When looking more closely into the three clinical asthma groups in this study, apparently each group represented overlapping profiles of biological markers such as serum IgE, sputum, blood eosinophil counts and exhaled nitric oxide [4]. Hence, the alternative view at these data may be that the present clinical categories of classical, cough, and chest tightness variant asthma are each representing “complex” heterogeneous biological networks that are not related to “simple” clinical features such as the presence or absence of cough and chest tightness. Indeed, recent sputum data shows distinguishable molecular fingerprints (transcriptomics) amongst asthmatic patients [5]. The biologist’s view may therefore be that the clinicians are using irrelevant subgroups with regard to the biological mechanisms of asthma. It is not unlikely that clinical judgement only, lacks the tools to distinguish the molecular features of the disease. We tend to support the latter scenario, even though it does not help the patients who will rightly keep on asking the clinicians “why am I so heavily coughing, doctor?”

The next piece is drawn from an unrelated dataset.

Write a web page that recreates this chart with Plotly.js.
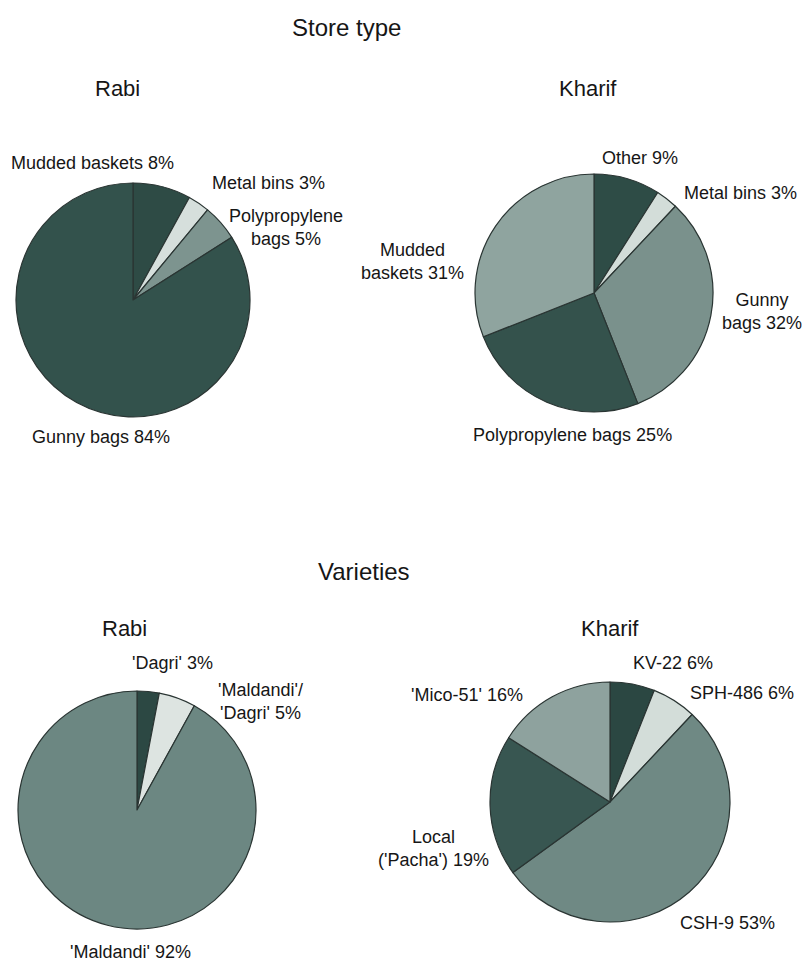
<!DOCTYPE html>
<html><head><meta charset="utf-8">
<script src="https://cdn.plot.ly/plotly-3.0.1.min.js"></script>
<style>html,body{margin:0;padding:0;background:#fff}</style>
</head><body><div id="chart" style="width:807px;height:961px"></div>
<script>
// ---- data ----
const storeRabiLabels = ['Mudded baskets', 'Metal bins', 'Polypropylene<br>bags', 'Gunny bags'];
const storeRabiValues = [8, 3, 5, 84];
const storeKharifLabels = ['Other', 'Metal bins', 'Gunny<br>bags', 'Polypropylene bags', 'Mudded<br>baskets'];
const storeKharifValues = [9, 3, 32, 25, 31];
const varRabiLabels = ["'Dagri'", "'Maldandi'/<br>'Dagri'", "'Maldandi'"];
const varRabiValues = [3, 5, 92];
const varKharifLabels = ['KV-22', 'SPH-486', 'CSH-9', "Local<br>('Pacha')", "'Mico-51'"];
const varKharifValues = [6, 6, 53, 19, 16];

// ---- styles / positions ----
const W = 807, H = 961;
const FONT = 'Liberation Sans, Arial, sans-serif';
const TXT = '#161616';
const pies = [
  {labels: storeRabiLabels, values: storeRabiValues, cx: 133, cy: 300, r: 117,
   colors: ['#2e4b45', '#d6dfdc', '#7d948f', '#33524c'],
   pos: [[92,163],[268,183],[286,228],[101,437]]},
  {labels: storeKharifLabels, values: storeKharifValues, cx: 594, cy: 293, r: 119,
   colors: ['#2e4c46', '#d3ddd9', '#7a918c', '#34524c', '#8fa49f'],
   pos: [[640,158],[740,193],[762,311],[572,435],[412,262]]},
  {labels: varRabiLabels, values: varRabiValues, cx: 137, cy: 810, r: 119,
   colors: ['#2c4843', '#dde4e1', '#6c8782'],
   pos: [[172,663],[260,701],[130,952]]},
  {labels: varKharifLabels, values: varKharifValues, cx: 610, cy: 802, r: 120,
   colors: ['#2b4742', '#d3ddd9', '#6f8984', '#385651', '#8ea29e'],
   pos: [[673,663],[742,693],[727,923],[433,848],[467,695]]}
];
const titles = [
  ['Store type', 346, 27, 24], ['Rabi', 117, 89, 22], ['Kharif', 588, 89, 22],
  ['Varieties', 364, 571, 24], ['Rabi', 125, 628, 22], ['Kharif', 610, 628, 22]
];

const data = [];
const annotations = [];
pies.forEach(p => {
  data.push({
    type: 'pie', labels: p.labels, values: p.values, sort: false,
    direction: 'clockwise', rotation: 0, textinfo: 'none', hoverinfo: 'skip',
    showlegend: false,
    marker: {colors: p.colors, line: {color: '#2a3533', width: 1.2}},
    domain: {x: [(p.cx - p.r) / W, (p.cx + p.r) / W], y: [1 - (p.cy + p.r) / H, 1 - (p.cy - p.r) / H]}
  });
  p.labels.forEach((lab, i) => {
    annotations.push({
      text: lab + ' ' + p.values[i] + '%', x: p.pos[i][0] / W, y: 1 - p.pos[i][1] / H,
      xref: 'paper', yref: 'paper', xanchor: 'center', yanchor: 'middle',
      showarrow: false, align: 'center', font: {family: FONT, size: 18, color: TXT}
    });
  });
});
titles.forEach(t => annotations.push({
  text: t[0], x: t[1] / W, y: 1 - t[2] / H, xref: 'paper', yref: 'paper',
  xanchor: 'center', yanchor: 'middle', showarrow: false,
  font: {family: FONT, size: t[3], color: TXT}
}));

Plotly.newPlot('chart', data, {
  width: W, height: H, margin: {l: 0, r: 0, t: 0, b: 0},
  paper_bgcolor: '#ffffff', plot_bgcolor: '#ffffff',
  annotations: annotations, showlegend: false
}, {displayModeBar: false, staticPlot: true});
</script></body></html>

Part of the solution might be provided by sampling. The present study focused on sputum. There is new evidence that biological networks that are discriminative between clinical asthma categories do not match between sputum, bronchial brushings, nasal brushings and blood [6]. It could also be attributed towards inconsistency in obtaining rightly characterized clean sputum samples which is known to be a pervading concern [7]. This indicates that sampling just a single compartment doesn’t reveal the entire driving biology. This may have been the case in this study by Cao et al. and underlines the necessity of utilizing local as well as systemic samples in the deep phenotyping of asthma stitching information from different layers aided by multivariate systems approaches.

Finally, in the discussion section the authors do suggest that separate groups of proteins in sputum were differentially expressed in between the three groups of asthma, but do not specifically comment on the significance of those differences and the pathways implicated distinctively. This seems to be contradictory to the results section and the main message of the paper.

In conclusion, the present study provides new clues regarding the molecular mechanisms of asthma as compared to the healthy state. This may unravel novel drug targets that may benefit majority of patients in general but not specifically cater to the needs of stratified populations within the group. Nevertheless, it seems to be inevitable that biological sub-phenotyping within the traditional clinical categories is required on top. It may even lead to abandoning historical diagnoses such as asthma, by data driven care of ‘treatable traits’ instead [8]. This will shape precision medicine to the benefit of individual patients making it P4 (Predictive, Preventive, Participatory and Personalized).